Reinvent Telecom incident

Max UC Chat Service

Minor Resolved View vendor source →

Reinvent Telecom experienced a minor incident on October 6, 2022 affecting Max UC, lasting 5d 3h. The incident has been resolved; the full update timeline is below.

Started
Oct 06, 2022, 03:46 PM UTC
Resolved
Oct 11, 2022, 07:32 PM UTC
Duration
5d 3h
Detected by Pingoru
Oct 06, 2022, 03:46 PM UTC

Affected components

Max UC

Update timeline

  1. investigating Oct 06, 2022, 03:46 PM UTC

    At this time we are investigating an issue with the Max UC Chat Service.

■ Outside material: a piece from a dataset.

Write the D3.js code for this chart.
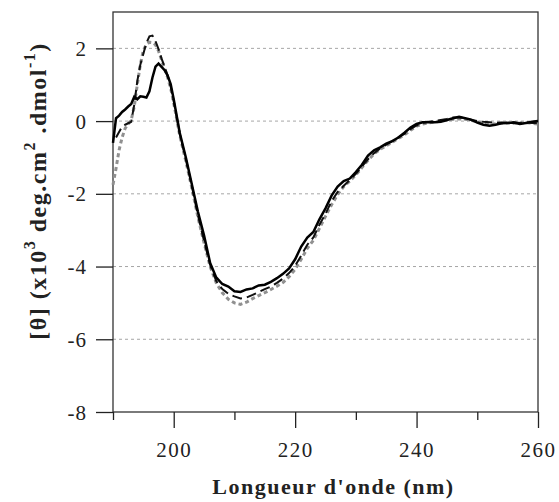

Calls will still process as normal through Max UC. Chat and presence only affected.

  2. identified Oct 06, 2022, 04:15 PM UTC

    We have identified an issue with a AMS Server and currently working the problem to recover. Updates will follow.

  3. identified Oct 06, 2022, 04:53 PM UTC

    We are currently still working with Metaswitch to resolve an issue with a AMS Server that is affecting the Chat Service only. Updates will follow.

  4. identified Oct 06, 2022, 05:29 PM UTC

    Metaswitch Engineering continues work to restore the AMS cluster. Chat and presence in MaX UC partially degraded, calls will continue to process.

  5. identified Oct 06, 2022, 06:07 PM UTC

    Metaswitch Engineering continues work to restore the AMS cluster. Chat and presence in MaX UC partially degraded, calls will continue to process.

  6. identified Oct 06, 2022, 06:41 PM UTC

    Metaswitch Engineering continues work to restore the AMS cluster. Chat and presence in MaX UC partially degraded, calls will continue to process.

  7. identified Oct 06, 2022, 07:27 PM UTC

    Metaswitch Engineers have advised that their efforts to restore the AMS server pool have been unsuccessful, and we have given permission to attempt restoration from AMS backups performed overnight. Some data from the early hours today, 10/6, may be lost as a result. Metaswitch expects this process to take approximiately 30 minutes, we will provide an update as soon as we have initial results.

  8. identified Oct 06, 2022, 08:23 PM UTC

    Metaswitch Engineering continues work to restore the AMS cluster. Chat and presence in MaX UC partially degraded, calls will continue to process.

  9. identified Oct 06, 2022, 08:58 PM UTC

    We are beginning to see recovery in AMS with servers now pooled again. Clients may need to logout/login. Work continues to restore group chats, we will update further shortly.

  10. monitoring Oct 06, 2022, 09:28 PM UTC

    We continue to see AMS recovery and stabilization and are moving this Incident to Monitoring. Clients should logout/login if any anomalous behavior is observed and we recommend that group chats be recreated. Please open an Incident in ServiceNow if you continue to experience any issues.

  11. resolved Oct 11, 2022, 07:32 PM UTC

    We continue to see the AMS stabilized and are moving this Incident to Resolved. No other issues have been reported at this time. Thank you for the patience and any inconvenience this has cause.